In the week that followed the attack on the airbase, the Trump administration attacked both Syria and Russia verbally, saying that they would not permit chemical weapons to be used again, and blaming Russia for not having stopped the chemical attack.  Suddenly, administration spokespersons also announced that Assad should step down.  In the same days, a US aircraft carrier was dispatched toward North Korea and a huge “conventional” bomb was dropped on Afghanistan targeting ISIS.

Why did Assad launch the chemical weapons attack, in violation of international law and of his own agreement of 2013, guaranteed by Russia and the United Nations, to give up all his chemical weapons?  Here, the Trump administration bears a lot of responsibility, for having given him what he apparently thought was a green light for such an attack.  Also, Assad may have thought that such an exercise in impunity would demoralize the opposition further in the wake of his recent military victories in Aleppo.

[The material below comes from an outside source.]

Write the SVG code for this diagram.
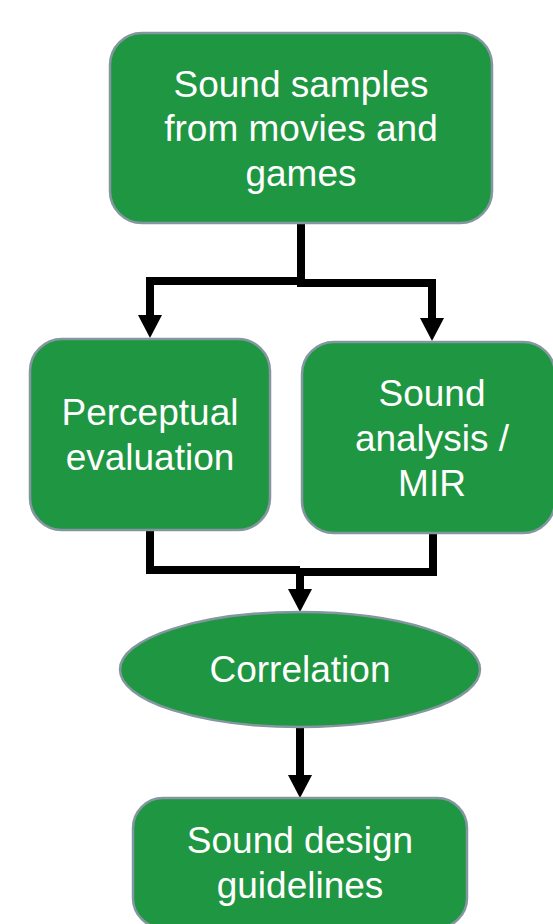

For its part, the Trump administration may have launched its attack because it was embarrassed by the use of chemical weapons on its watch, as an offense to what imperialist logic considers to be the maintenance of order and stability.  In the kind of logic the US regularly uses with regard to bloodthirsty dictators, its attack and the explanation for it told Syria that it could not use chemical weapons, but said nothing about dropping barrel bombs, torture, mass rape, and other ongoing war crimes against the Syrian people.  Nor did Trump’s supposed sympathy for dying babies extend to the numerous Syrian babies trying to enter the US as refugees, as he continues to try to implement his travel ban on entry from a number of Muslim countries.  Trump may also have wanted to divert attention from the investigations of his campaign for ties to Russian intelligence services.

What, if anything has changed since the US election in November — and in the past week — with respect to relations among the US, Russia, and Syria?

Overall, it is unclear if anything fundamental has actually changed with regard to the US and the Middle East since Trump’s election, certainly with regard to Syria.  Ever since 2013, the US has been signaling that it wants to leave the Syrian regime in place, while also saying publicly that it wants Assad to step down.  Under Obama, the US kept criticizing Russia and Iran for propping him up. Since 2013, the US under Obama has also said that targeting the horrific, reactionary fundamentalists of ISIS is its main aim, not opposing Assad.  Trump had been saying more or less the same thing, but one major difference: refraining from calling upon Assad to step down, or from criticizing Russia.  This past week, however, Trump suddenly said Assad should step down, after having launched his telegenic but merely symbolic attack on Syria.

Meanwhile, the US continues to aid Saudi Arabia in its brutal air campaign against the people of Yemen, something begun under Obama that almost never comes up in the corporate media.  Under Trump, the US has also minimized even further than usual any criticism of Israel’s settlements and occupation of Palestinian land, and said nothing as Israeli policy makers hint another war on Gaza may occur sooner rather than later.  Trump has also carried somewhat further Obama’s eventual embrace of dictators like General Al-Sisi in Egypt, as the Arab revolutions have moved from ascendancy to defeat.  Once again, these “order-mongering powers,” as Marx liked to say, tend to prefer stability, even that of the graveyard, so long as capital accumulation can continue.

The Trump administration has also used bellicose language toward Iran, falsely calling it the biggest supporter of terrorism. In addition to Trump himself, this attitude is shared by the supposedly more mainstream military leaders with whom he has peopled his national security apparatus, an attitude also shared by the Republican Party as a whole and by Israel.  (On Iran, there is no daylight between white nationalists and neofascists in the White House like Steve Bannon and mainstream Republicans.) In apparent response to the Trump administration’s public threats, Iran’s most reactionary politician, Mahmoud Ahmadinejad, reared his head in April, announcing that he might run for president next year.  Whether anything will come of Trump’s military threats against Iran, or of his attacks on the Iran-US-UN nuclear agreement, remains to be seen. But inside Iran, Ahmadinejad’s reappearance suggests that Trump has already given ammunition to some of Iran’s most reactionary elements.  Thus, Iran policy is one area where Trump, at least so far, has adopted a stance somewhat different from that of the Obama administration, but this is nothing new for the US Republican Party itself.  Whether this is all bluster toward Iran, or a real danger of war, is something that remains to be seen.

But the wild rhetoric of Trump and others in his administration, plus his having placed generals rather than diplomats in so many high positions, creates dangers of miscalculation, or worse, in a world where nuclear weapons abound.  Nowhere is this more the case than in the Middle East and the Korean peninsula.

As we protest Trump’s war moves abroad and war on the American people at home, we cannot turn our backs upon the suffering in places like Iran or Syria at the hands of regimes that the US is targeting.  In this sense, it was an outrage that at some of the demonstrations against Trump’s attack on Syria, leading participants carried pro-Assad banners. We need to acknowledge that noxious ideological pollution is emanating not only from the Trump administration, but also from some parts of the Left who are willing to give anyone — Assad, Putin, Kim Jong-il, Khamenei — a pass, so long as they oppose US imperialism, or appear to do so. Otherwise the humanist content of our revolutionary opposition to Trump will be endangered.